Starting at the first line of the listing below, repeat each line up to and including the one containing "import matplotlib.pyplot as plt". Leave out pictures.

>> START Recorded information

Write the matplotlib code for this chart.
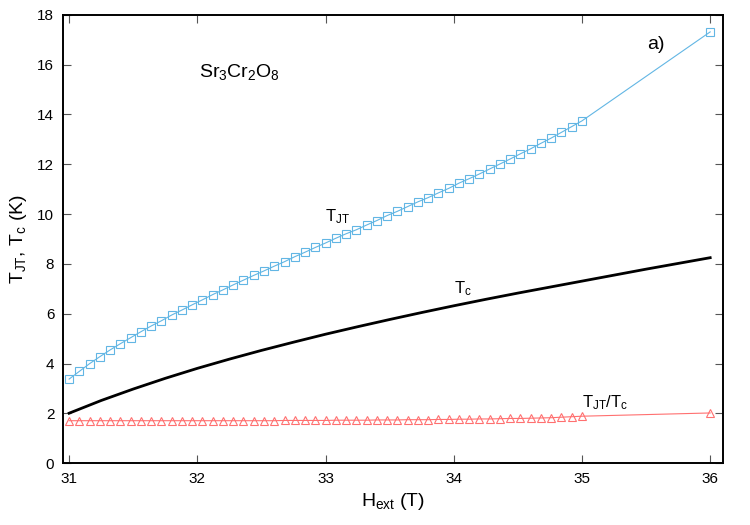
import matplotlib
matplotlib.use("Agg")
import matplotlib.pyplot as plt

plt.rcParams['font.family'] = ['Liberation Sans', 'DejaVu Sans']
plt.rcParams['mathtext.fontset'] = 'custom'
plt.rcParams['mathtext.rm'] = 'Liberation Sans'
plt.rcParams['mathtext.it'] = 'Liberation Sans'

# Data
h_pts = [31.00, 31.08, 31.16, 31.24, 31.32, 31.40, 31.48, 31.56, 31.64, 31.72,
         31.80, 31.88, 31.96, 32.04, 32.12, 32.20, 32.28, 32.36, 32.44, 32.52,
         32.60, 32.68, 32.76, 32.84, 32.92, 33.00, 33.08, 33.16, 33.24, 33.32,
         33.40, 33.48, 33.56, 33.64, 33.72, 33.80, 33.88, 33.96, 34.04, 34.12,
         34.20, 34.28, 34.36, 34.44, 34.52, 34.60, 34.68, 34.76, 34.84, 34.92,
         35.00, 36.00]
t_jt = [3.38, 3.69, 4.00, 4.28, 4.55, 4.80, 5.04, 5.28, 5.51, 5.72,
        5.95, 6.15, 6.36, 6.56, 6.77, 6.96, 7.16, 7.35, 7.54, 7.72,
        7.91, 8.09, 8.29, 8.47, 8.66, 8.84, 9.03, 9.21, 9.37, 9.56,
        9.74, 9.94, 10.11, 10.30, 10.49, 10.66, 10.85, 11.03, 11.24, 11.42,
        11.61, 11.81, 12.01, 12.21, 12.42, 12.62, 12.84, 13.05, 13.28, 13.51,
        13.74, 17.31]
ratio = [1.71, 1.71, 1.71, 1.71, 1.71, 1.71, 1.71, 1.71, 1.71, 1.71,
         1.71, 1.71, 1.71, 1.71, 1.71, 1.71, 1.71, 1.71, 1.71, 1.71,
         1.71, 1.72, 1.72, 1.72, 1.72, 1.72, 1.73, 1.73, 1.73, 1.73,
         1.74, 1.74, 1.74, 1.75, 1.75, 1.75, 1.76, 1.76, 1.77, 1.77,
         1.78, 1.78, 1.79, 1.80, 1.80, 1.81, 1.82, 1.83, 1.85, 1.87,
         1.89, 2.02]
h_tc = [31.00, 31.25, 31.50, 31.75, 32.00, 32.25, 32.50, 32.75, 33.00, 33.25,
        33.50, 33.75, 34.00, 34.25, 34.50, 34.75, 35.00, 35.25, 35.50, 35.75, 36.00]
t_c = [2.01, 2.52, 2.98, 3.41, 3.81, 4.18, 4.53, 4.86, 5.18, 5.48,
       5.77, 6.05, 6.32, 6.58, 6.83, 7.07, 7.31, 7.55, 7.79, 8.02, 8.25]

x_ticks = [31, 32, 33, 34, 35, 36]
y_ticks = [0, 2, 4, 6, 8, 10, 12, 14, 16, 18]

fig = plt.figure(figsize=(7.5, 5.25), dpi=100)
ax = fig.add_axes([0.0836, 0.1175, 0.8804, 0.8545])

ax.plot(h_pts, t_jt, color='#62b6e4', lw=0.8, marker='s', ms=5.5,
        mfc='none', mec='#62b6e4', mew=0.8)
ax.plot(h_tc, t_c, color='black', lw=2.0)
ax.plot(h_pts, ratio, color='#ff7070', lw=0.8, marker='^', ms=5.5,
        mfc='none', mec='#ff7070', mew=0.8)

ax.set_xlim(30.95, 36.1)
ax.set_ylim(0, 18)
ax.set_xticks(x_ticks)
ax.set_yticks(y_ticks)
ax.tick_params(direction='in', length=6, width=0.8, color='#555555',
               top=True, right=True, labelsize=11, pad=6)
for s in ax.spines.values():
    s.set_linewidth(1.4)

ax.set_xlabel(r'$\mathregular{H_{ext}}$ (T)', fontsize=14, labelpad=4)
ax.set_ylabel(r'$\mathregular{T_{JT}}$, $\mathregular{T_c}$ (K)', fontsize=14, labelpad=6)

ax.text(32.01, 15.7, r'$\mathregular{Sr_3Cr_2O_8}$', fontsize=14, ha='left', va='center')
ax.text(35.51, 16.8, 'a)', fontsize=14, ha='left', va='center')
ax.text(33.09, 9.9, r'$\mathregular{T_{JT}}$', fontsize=12, ha='center', va='center')
ax.text(34.07, 7.0, r'$\mathregular{T_c}$', fontsize=12, ha='center', va='center')
ax.text(35.18, 2.45, r'$\mathregular{T_{JT}/T_c}$', fontsize=12, ha='center', va='center')

fig.savefig('out.png', dpi=100)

>> END Recorded information

Exercise response –
Write the matplotlib code for this chart.
import matplotlib
matplotlib.use("Agg")
import matplotlib.pyplot as plt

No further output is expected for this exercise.